§ TASK
Each line below should be retyped exactly, with no pictures.

§ ITEMS

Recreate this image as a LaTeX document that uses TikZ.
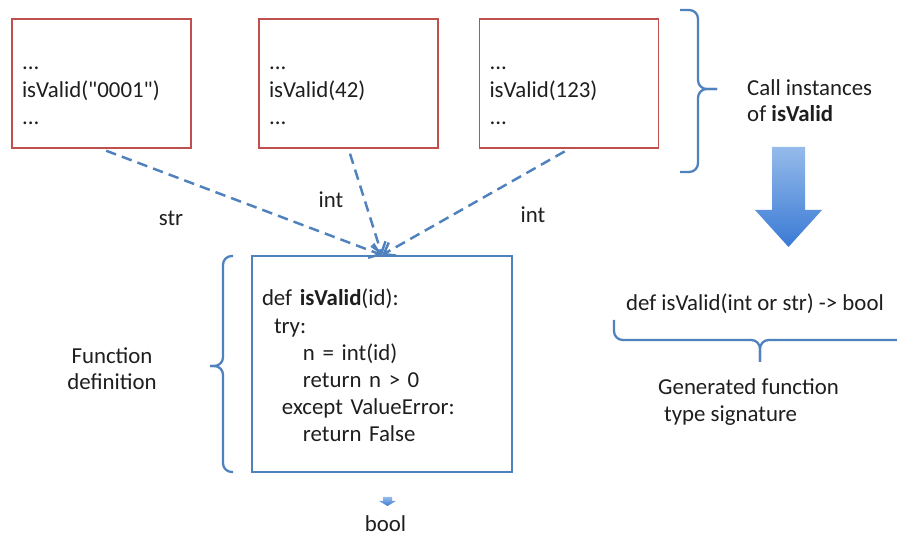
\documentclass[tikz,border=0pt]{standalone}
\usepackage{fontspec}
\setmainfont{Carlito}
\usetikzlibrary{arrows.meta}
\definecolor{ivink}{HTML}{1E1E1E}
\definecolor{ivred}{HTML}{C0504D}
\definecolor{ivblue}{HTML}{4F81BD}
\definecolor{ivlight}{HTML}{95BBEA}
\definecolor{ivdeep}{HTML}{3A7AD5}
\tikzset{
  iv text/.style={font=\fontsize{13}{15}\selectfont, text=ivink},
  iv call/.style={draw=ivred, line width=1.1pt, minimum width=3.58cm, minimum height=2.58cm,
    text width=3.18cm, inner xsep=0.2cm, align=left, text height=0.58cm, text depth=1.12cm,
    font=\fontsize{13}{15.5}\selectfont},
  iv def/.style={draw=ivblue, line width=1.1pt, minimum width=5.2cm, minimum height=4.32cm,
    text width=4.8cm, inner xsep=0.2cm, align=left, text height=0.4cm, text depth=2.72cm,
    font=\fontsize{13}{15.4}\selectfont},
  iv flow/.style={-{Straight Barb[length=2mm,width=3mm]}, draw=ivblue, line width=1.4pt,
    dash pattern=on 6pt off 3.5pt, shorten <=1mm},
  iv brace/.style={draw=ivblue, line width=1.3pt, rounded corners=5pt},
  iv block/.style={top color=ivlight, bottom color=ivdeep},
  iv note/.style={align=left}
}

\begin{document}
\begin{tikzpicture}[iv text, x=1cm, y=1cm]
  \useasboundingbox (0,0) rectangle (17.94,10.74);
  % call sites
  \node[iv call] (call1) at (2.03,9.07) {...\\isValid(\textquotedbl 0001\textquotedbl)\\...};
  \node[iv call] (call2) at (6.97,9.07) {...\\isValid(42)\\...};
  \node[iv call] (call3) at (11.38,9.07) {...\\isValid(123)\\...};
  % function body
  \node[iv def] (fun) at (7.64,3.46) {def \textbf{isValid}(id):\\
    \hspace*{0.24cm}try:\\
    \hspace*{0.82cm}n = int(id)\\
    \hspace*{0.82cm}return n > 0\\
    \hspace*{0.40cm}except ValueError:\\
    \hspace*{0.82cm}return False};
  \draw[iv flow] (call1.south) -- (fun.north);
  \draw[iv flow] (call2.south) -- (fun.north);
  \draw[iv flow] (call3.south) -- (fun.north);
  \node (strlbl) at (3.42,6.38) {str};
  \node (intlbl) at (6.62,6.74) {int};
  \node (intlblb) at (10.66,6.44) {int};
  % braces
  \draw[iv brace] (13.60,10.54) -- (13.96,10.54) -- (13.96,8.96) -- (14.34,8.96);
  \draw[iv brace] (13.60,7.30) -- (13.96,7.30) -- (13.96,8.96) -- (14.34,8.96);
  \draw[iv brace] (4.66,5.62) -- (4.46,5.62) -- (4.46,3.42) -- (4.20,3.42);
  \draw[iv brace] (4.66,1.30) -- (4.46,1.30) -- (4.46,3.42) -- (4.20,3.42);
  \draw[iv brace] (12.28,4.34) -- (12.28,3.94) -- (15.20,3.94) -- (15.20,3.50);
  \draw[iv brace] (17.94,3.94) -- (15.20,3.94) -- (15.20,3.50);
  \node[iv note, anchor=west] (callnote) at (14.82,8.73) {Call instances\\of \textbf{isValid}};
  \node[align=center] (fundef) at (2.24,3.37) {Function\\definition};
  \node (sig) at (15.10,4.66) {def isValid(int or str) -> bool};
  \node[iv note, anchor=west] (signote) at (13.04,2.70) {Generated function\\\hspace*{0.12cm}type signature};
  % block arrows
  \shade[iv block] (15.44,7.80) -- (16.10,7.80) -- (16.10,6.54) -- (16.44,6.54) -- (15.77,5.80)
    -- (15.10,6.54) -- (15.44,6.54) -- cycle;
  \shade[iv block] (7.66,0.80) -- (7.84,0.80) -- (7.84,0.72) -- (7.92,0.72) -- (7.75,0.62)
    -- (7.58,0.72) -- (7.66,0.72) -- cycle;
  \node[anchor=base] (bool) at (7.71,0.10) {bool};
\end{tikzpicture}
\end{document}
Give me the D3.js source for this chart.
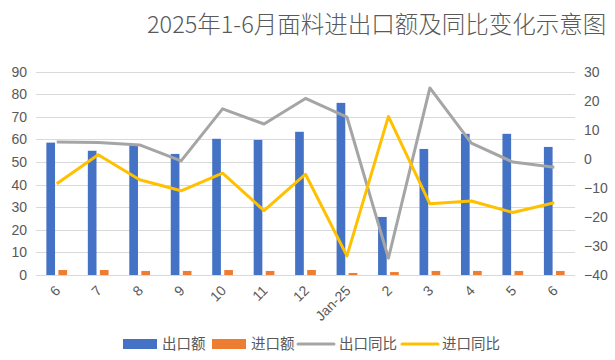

§ OUTPUT
Recreate this image as a LaTeX document that uses TikZ.
\documentclass[tikz,border=0pt]{standalone}
\usepackage{fontspec}
\setmainfont{Carlito}
\usetikzlibrary{arrows.meta}
\definecolor{ivink}{HTML}{1E1E1E}
\definecolor{ivred}{HTML}{C0504D}
\definecolor{ivblue}{HTML}{4F81BD}
\definecolor{ivlight}{HTML}{95BBEA}
\definecolor{ivdeep}{HTML}{3A7AD5}
\tikzset{
  iv text/.style={font=\fontsize{13}{15}\selectfont, text=ivink},
  iv call/.style={draw=ivred, line width=1.1pt, minimum width=3.58cm, minimum height=2.58cm,
    text width=3.18cm, inner xsep=0.2cm, align=left, text height=0.58cm, text depth=1.12cm,
    font=\fontsize{13}{15.5}\selectfont},
  iv def/.style={draw=ivblue, line width=1.1pt, minimum width=5.2cm, minimum height=4.32cm,
    text width=4.8cm, inner xsep=0.2cm, align=left, text height=0.4cm, text depth=2.72cm,
    font=\fontsize{13}{15.4}\selectfont},
  iv flow/.style={-{Straight Barb[length=2mm,width=3mm]}, draw=ivblue, line width=1.4pt,
    dash pattern=on 6pt off 3.5pt, shorten <=1mm},
  iv brace/.style={draw=ivblue, line width=1.3pt, rounded corners=5pt},
  iv block/.style={top color=ivlight, bottom color=ivdeep},
  iv note/.style={align=left}
}

\begin{document}
\begin{tikzpicture}[iv text, x=1cm, y=1cm]
  \useasboundingbox (0,0) rectangle (17.94,10.74);
  % call sites
  \node[iv call] (call1) at (2.03,9.07) {...\\isValid(\textquotedbl 0001\textquotedbl)\\...};
  \node[iv call] (call2) at (6.97,9.07) {...\\isValid(42)\\...};
  \node[iv call] (call3) at (11.38,9.07) {...\\isValid(123)\\...};
  % function body
  \node[iv def] (fun) at (7.64,3.46) {def \textbf{isValid}(id):\\
    \hspace*{0.24cm}try:\\
    \hspace*{0.82cm}n = int(id)\\
    \hspace*{0.82cm}return n > 0\\
    \hspace*{0.40cm}except ValueError:\\
    \hspace*{0.82cm}return False};
  \draw[iv flow] (call1.south) -- (fun.north);
  \draw[iv flow] (call2.south) -- (fun.north);
  \draw[iv flow] (call3.south) -- (fun.north);
  \node (strlbl) at (3.42,6.38) {str};
  \node (intlbl) at (6.62,6.74) {int};
  \node (intlblb) at (10.66,6.44) {int};
  % braces
  \draw[iv brace] (13.60,10.54) -- (13.96,10.54) -- (13.96,8.96) -- (14.34,8.96);
  \draw[iv brace] (13.60,7.30) -- (13.96,7.30) -- (13.96,8.96) -- (14.34,8.96);
  \draw[iv brace] (4.66,5.62) -- (4.46,5.62) -- (4.46,3.42) -- (4.20,3.42);
  \draw[iv brace] (4.66,1.30) -- (4.46,1.30) -- (4.46,3.42) -- (4.20,3.42);
  \draw[iv brace] (12.28,4.34) -- (12.28,3.94) -- (15.20,3.94) -- (15.20,3.50);
  \draw[iv brace] (17.94,3.94) -- (15.20,3.94) -- (15.20,3.50);
  \node[iv note, anchor=west] (callnote) at (14.82,8.73) {Call instances\\of \textbf{isValid}};
  \node[align=center] (fundef) at (2.24,3.37) {Function\\definition};
  \node (sig) at (15.10,4.66) {def isValid(int or str) -> bool};
  \node[iv note, anchor=west] (signote) at (13.04,2.70) {Generated function\\\hspace*{0.12cm}type signature};
  % block arrows
  \shade[iv block] (15.44,7.80) -- (16.10,7.80) -- (16.10,6.54) -- (16.44,6.54) -- (15.77,5.80)
    -- (15.10,6.54) -- (15.44,6.54) -- cycle;
  \shade[iv block] (7.66,0.80) -- (7.84,0.80) -- (7.84,0.72) -- (7.92,0.72) -- (7.75,0.62)
    -- (7.58,0.72) -- (7.66,0.72) -- cycle;
  \node[anchor=base] (bool) at (7.71,0.10) {bool};
\end{tikzpicture}
\end{document}
Give me the D3.js source for this chart.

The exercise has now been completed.